Трагическое своеобразие российской истории как раз и состоит в том, что она не выработала традиций устойчивой самодостаточности личности. Индивидуалистическая самостоятельность, достоинства свободы понимаются разумом, но отвергаются чувством, подсознанием, нутром если не всех, то большинства.
Драма самосознания, которая определяет суть состояния современной России, — это классическая драма Корнеля, где борьба разума и чувства неминуемо обещает трагическую развязку в финале.
Можно сто тысяч раз обвинять национал-коммунизм в его зверином оскале, в эксплуатации самых низменных сторон человеческой души и стадных инстинктов, как, впрочем, и в апелляции к наиболее обделенным социальным слоям, но факт остается фактом — русский национализм набирает силу и, вероятнее всего, станет новой агрессивной идеологией перестроившейся России. И все потому, что хорист за малым исключением не может исполнить соло, а требовать от человека в состоянии декомпрессии, чтобы он не хватался за первую попавшуюся под руку опору, то же самое, что корить утопающего, который хватается за соломинку.

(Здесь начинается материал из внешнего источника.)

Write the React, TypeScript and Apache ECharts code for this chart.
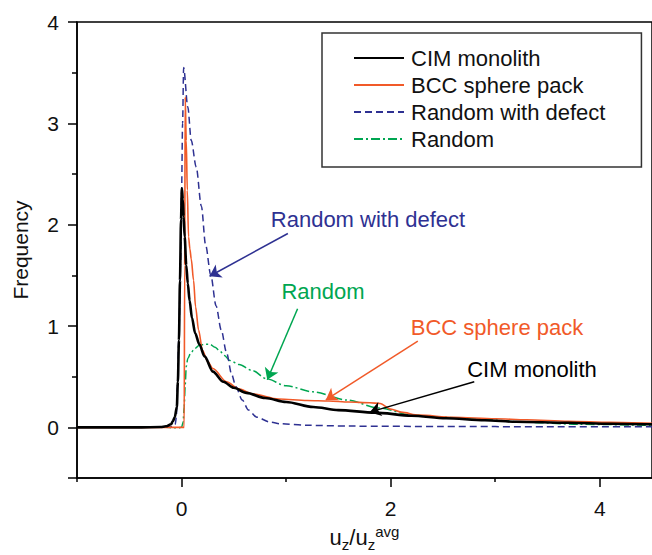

Российское общество больно кессонной болезнью. Произносятся безумные речи, один нереальный проект сменяет другой в том же ритме, в каком апатия и депрессия сменяется не менее неестественным и опасным возбуждением. Никто не знает рецептов, никто не знает способа выхода из тупика, и одновременно все знают все и никто не слушает никого.
Ни Веймарская республика, ни ужасы сталинизма и фашизма, ни свой, ни чужой опыт не способен спасти человека и предохранить его от повторения того, что было в истории уже ни раз. То, что происходит в России, похоже на то, что происходило раньше, и одновременно уникально. Сможет ли русское общество справиться с кессонной болезнью, будет ли найдено противоядие от того, что впоследствии смогут назвать русской чумой, зависит только от одного — соотношения относительно здоровых и относительно больных, при том, что больны на самом деле все.
Россия — великая страна хотя бы потому, что, как известно, все пробует на себе и пробует всерьез, до отказа, чаще всего первой. Каждый раз было тяжело, каждый раз было смертельно опасно, каждый раз почти в безнадежном положении находился выход из тупика. Будьте здоровы, господа.